Esse é um exercício de humildade, de conhecer a própria medida?

Exactamente, de conhecer a sua medida, por um lado, e ao mesmo tempo perceber que em cada limite há uma desmedida, há uma riqueza extrema.

(…)

E o que está a dizer é que isso é uma espécie de coreografia?

É, é uma espécie. A dança é uma disposição do corpo dos seres humanos para a leveza, não é um sistema de regras, é uma disposição para o ritmo, e para a ligação de uma coisa para a outra, e tem a ver certamente com a força da gravidade, com a maneira de lutar contra a força da gravidade, e de fazer da força da gravidade um aliado, tirar-lhe aquilo que pode constituir uma elevação: como também os funâmbulos, maravilhosos, que andam pela corda, acho que isso é das coisas mais maravilhosas que há no mundo.

Fazer aquilo que não fomos feitos para fazer?

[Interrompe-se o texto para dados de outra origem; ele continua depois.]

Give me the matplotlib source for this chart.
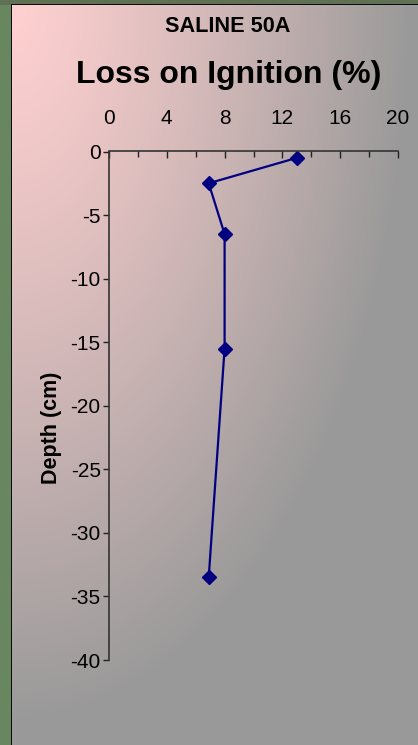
#! /usr/bin/env python3

"Loss on ignition profile for core SALINE 50A"

import numpy as np
import matplotlib
matplotlib.use("Agg")
import matplotlib.pyplot as plt
from matplotlib.ticker import MultipleLocator

# data
loi_pct = [13.0, 6.9, 8.0, 8.0, 6.9]
depth_cm = [-0.5, -2.5, -6.5, -15.5, -33.5]
x_ticks = [0, 4, 8, 12, 16, 20]
y_ticks = [0, -5, -10, -15, -20, -25, -30, -35, -40]

plt.rcParams['font.family'] = ['Liberation Sans', 'DejaVu Sans']
plt.rcParams['axes.unicode_minus'] = False

W, H = 418, 745
fig = plt.figure(figsize=(W / 100, H / 100), dpi=100)

# background: photo strip + pink/grey gradient panel
bg = fig.add_axes([0, 0, 1, 1])
bg.set_axis_off()
yy, xx = np.mgrid[0:H, 0:W]
t = np.clip(np.sqrt(((xx - 12) / 400.0) ** 2 + ((yy - 5) / 720.0) ** 2), 0, 1)
t = t ** 1.2
pink = np.array([255, 208, 208]) / 255.0
grey = np.array([153, 153, 153]) / 255.0
img = pink * (1 - t[..., None]) + grey * t[..., None]
img[:, :12] = np.array([104, 134, 96]) / 255.0
img[:5, :] = np.array([96, 112, 84]) / 255.0
img[5:, 11] = 0.05
img[4, 11:] = 0.05
bg.imshow(img, extent=[0, W, H, 0], aspect='auto', interpolation='nearest')
bg.set_xlim(0, W)
bg.set_ylim(H, 0)

ax = fig.add_axes([109 / W, 1 - 660 / H, 289 / W, 508.5 / H])
ax.set_facecolor('none')
ax.plot(loi_pct, depth_cm, color='#000080', lw=1.6, marker='D', ms=7,
        markeredgecolor='#000080', markerfacecolor='#000080', clip_on=False)

ax.set_xlim(0, 20)
ax.set_ylim(-40, 0)
ax.set_xticks(x_ticks)
ax.xaxis.set_minor_locator(MultipleLocator(2))
ax.set_yticks(y_ticks)
ax.xaxis.tick_top()
ax.tick_params(axis='x', which='major', direction='in', length=5, width=1,
               labelsize=15, pad=17, color='#222222')
ax.tick_params(axis='x', which='minor', direction='in', length=4, width=1,
               color='#222222')
ax.tick_params(axis='y', direction='out', length=4, width=1, labelsize=15,
               pad=2, color='#222222')
for s in ['right', 'bottom']:
    ax.spines[s].set_visible(False)
for s in ['left', 'top']:
    ax.spines[s].set_color('#333333')
    ax.spines[s].set_linewidth(1.2)

fig.text(228 / W, 1 - 32 / H, "SALINE 50A", ha='center', va='baseline',
         fontsize=11.2 * 100 / 72, fontweight='bold')
fig.text(229 / W, 1 - 83 / H, "Loss on Ignition (%)", ha='center',
         va='baseline', fontsize=23, fontweight='bold')
fig.text(51 / W, 1 - 428 / H, "Depth (cm)", ha='center', va='center',
         rotation=90, fontsize=15.5, fontweight='bold')

fig.savefig("out.png", dpi=100)
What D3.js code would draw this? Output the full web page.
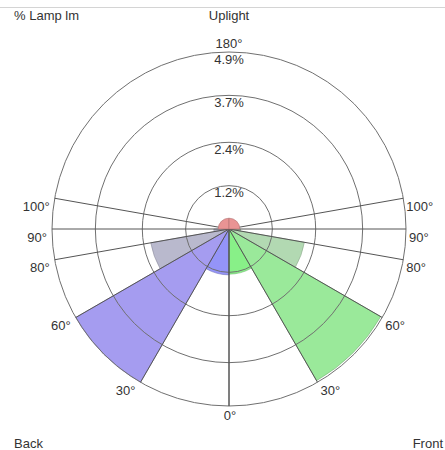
<!DOCTYPE html>
<html>
<head>
<meta charset="utf-8">
<script src="https://cdn.jsdelivr.net/npm/d3@7"></script>
<style>
  html, body { margin: 0; padding: 0; background: #fff; }
  svg { display: block; }
  text { font-family: "Liberation Sans", Arial, sans-serif; font-size: 13px; fill: #333; }
</style>
</head>
<body>
<svg id="chart" width="445" height="450"></svg>
<script>
// ---- data ----
const binStart = [0, 30, 60, 80, 90];          // degrees from nadir
const binEnd   = [30, 60, 80, 90, 180];
const backValues  = [1.27, 4.9, 2.2, 0.42, 0.3];   // % lamp lm
const frontValues = [1.25, 4.85, 2.12, 0.32, 0.3];
const backColors  = ["#9494f8", "#a59cf0", "#b9b9cd", "#b9b9cd", "#e99494"];
const frontColors = ["#88f088", "#9ae99a", "#b2d9b2", "#b2d9b2", "#e99494"];
const ringValues = [1.2, 2.4, 3.7, 4.9];
const ringLabels = ["1.2%", "2.4%", "3.7%", "4.9%"];
const spokeAngles = [0, 30, 60, 80, 90, 100];
const angleLabelAngles = [0, 30, 60, 80, 90, 100, 180];
const angleLabels = ["0°", "30°", "60°", "80°", "90°", "100°", "180°"];

// ---- layout ----
const cx = 229, cy = 229, R = 177;
const svg = d3.select("#chart");
const r = d3.scaleLinear().domain([0, 4.9]).range([0, R]);
const rad = d => d * Math.PI / 180;
const pt = (theta, rr, side) => [cx + side * Math.sin(rad(theta)) * rr, cy + Math.cos(rad(theta)) * rr];

svg.append("line").attr("x1", 0).attr("x2", 445).attr("y1", 7.5).attr("y2", 7.5)
  .attr("stroke", "#d4d4d4").attr("stroke-width", 1);

const g = svg.append("g").attr("transform", `translate(${cx},${cy})`);
const arc = d3.arc().innerRadius(0);
function darker(c) { return d3.color(c).darker(0.8).formatHex(); }

function drawWedge(i) {
  const s = binStart[i], e = binEnd[i];
  g.append("path")
    .attr("d", arc({outerRadius: r(backValues[i]), startAngle: Math.PI + rad(s), endAngle: Math.PI + rad(e)}))
    .attr("fill", backColors[i]).attr("stroke", darker(backColors[i])).attr("stroke-width", 0.8).attr("stroke-opacity", 0.7);
  g.append("path")
    .attr("d", arc({outerRadius: r(frontValues[i]), startAngle: Math.PI - rad(e), endAngle: Math.PI - rad(s)}))
    .attr("fill", frontColors[i]).attr("stroke", darker(frontColors[i])).attr("stroke-width", 0.8).attr("stroke-opacity", 0.7);
}
// downlight wedges under the grid
binStart.forEach((s, i) => { if (s < 90) drawWedge(i); });

// grid rings
g.selectAll("circle.ring").data(ringValues).enter().append("circle")
  .attr("class", "ring").attr("r", d => r(d))
  .attr("fill", "none").attr("stroke", "#707070").attr("stroke-width", 1);

// spokes
[-1, 1].forEach(side => {
  spokeAngles.forEach(a => {
    const [x, y] = pt(a, R, side);
    g.append("line").attr("x1", 0).attr("y1", 0).attr("x2", x - cx).attr("y2", y - cy)
      .attr("stroke", "#555").attr("stroke-width", 1);
  });
});

// uplight wedges on top
binStart.forEach((s, i) => { if (s >= 90) drawWedge(i); });

// ring labels
ringValues.forEach((v, i) => {
  svg.append("text").attr("x", cx).attr("y", cy - r(v) + 11.5)
    .attr("text-anchor", "middle").text(ringLabels[i]);
});

// angle labels
angleLabelAngles.forEach((a, i) => {
  if (a === 0) {
    const [x, y] = pt(a, R, 1);
    svg.append("text").attr("x", x + 1).attr("y", y + 13.5).attr("text-anchor", "middle").text(angleLabels[i]);
  } else if (a === 180) {
    const [x, y] = pt(a, R, 1);
    svg.append("text").attr("x", x).attr("y", y - 4).attr("text-anchor", "middle").text(angleLabels[i]);
  } else {
    const [xl, yl] = pt(a, R, -1);
    svg.append("text").attr("x", xl - 5).attr("y", yl + 12.5).attr("text-anchor", "end").text(angleLabels[i]);
    const [xr, yr] = pt(a, R, 1);
    svg.append("text").attr("x", xr + 3).attr("y", yr + 12.5).attr("text-anchor", "start").text(angleLabels[i]);
  }
});

// titles
svg.append("text").attr("x", 14).attr("y", 19.5).text("% Lamp lm");
svg.append("text").attr("x", cx).attr("y", 19.5).attr("text-anchor", "middle").text("Uplight");
svg.append("text").attr("x", 14).attr("y", 447.5).text("Back");
svg.append("text").attr("x", 443).attr("y", 447.5).attr("text-anchor", "end").text("Front");
</script>
</body>
</html>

Mas que o nosso corpo é capaz de fazer, essa luta constante contra a gravidade. A posição erecta é uma posição anormal do ponto de vista do equilíbrio. Andar é das coisas mais perigosas que existem. Estamos sempre prestes a cair e inventámos maneiras de cair, a dança é uma delas, mágica. E tudo tem a ver com os pés. Nós só nos levantámos por causa dos pés, como libertámos a mão por causa dos pés. O André Leroi-Gourhan, que eu amo profundamente, o paleontólogo, que sempre estudei, tem um livro que se chama Mécanique Vivante, onde explica o prodígio de nos erguemos, e o difícil que isso é. Isso fez com que também a nossa testa pudesse aumentar e o nosso cérebro se pudesse desenvolver. É tudo por causa dos pés, já viu? Portanto, a dança é a coisa mais natural, depois de andar. Infelizmente não se vêem fazer hoje em dia na rua as invenções das crianças, dos jogos de saltar, de correr, suspender a corrida, as danças de roda; dantes víamos as crianças todas brincar na rua. Isso empobrece não só o corpo como a inteligência, a vida inteira.

Estar parado? Preso?

Por isso é tão impressionante esse filme do Sokurov sobre o Fausto de Goethe, porque nós percebemos que o Sokurov viu uma coisa que Goethe via muito bem na vida, mas que nem toda a gente vê no Fausto: é que os homens estão presos, e prendem tudo. Lembra-se que eles passavam sempre por umas ruas que tinham uns arcos estreitíssimos, e estavam sempre todos a arrastar-se para passar e todos os animais estão presos, até o gato, todos estão presos naquele filme. Acho que nunca vi nada tão destrutivo, no sentido de perceber a mutilação da vida a que o homem se vota, em relação a si próprio, a autodestruição, e em relação a tudo o que há à volta, a crueldade, essa prisão está ligada a uma grande crueldade: impedir o movimento, o gato está dentro de uma gaiola, e os pássaros, e os homens dentro das gaiolas, todos, todos. E depois há um pequenino fragmento-verso que o Fausto diz logo no princípio, e não volta a repetir, ele diz aquilo e passa à frente, e o Sokurov pôs o Fausto a repetir isso três vezes: "a eterna cantiga", der ewige Gesang. E "a eterna cantiga" é a dor, é sentir-se preso, é não conseguir amar, essa é a eterna cantiga. Mas quando nós lemos o Fausto não se dá por isso, passa-se à frente.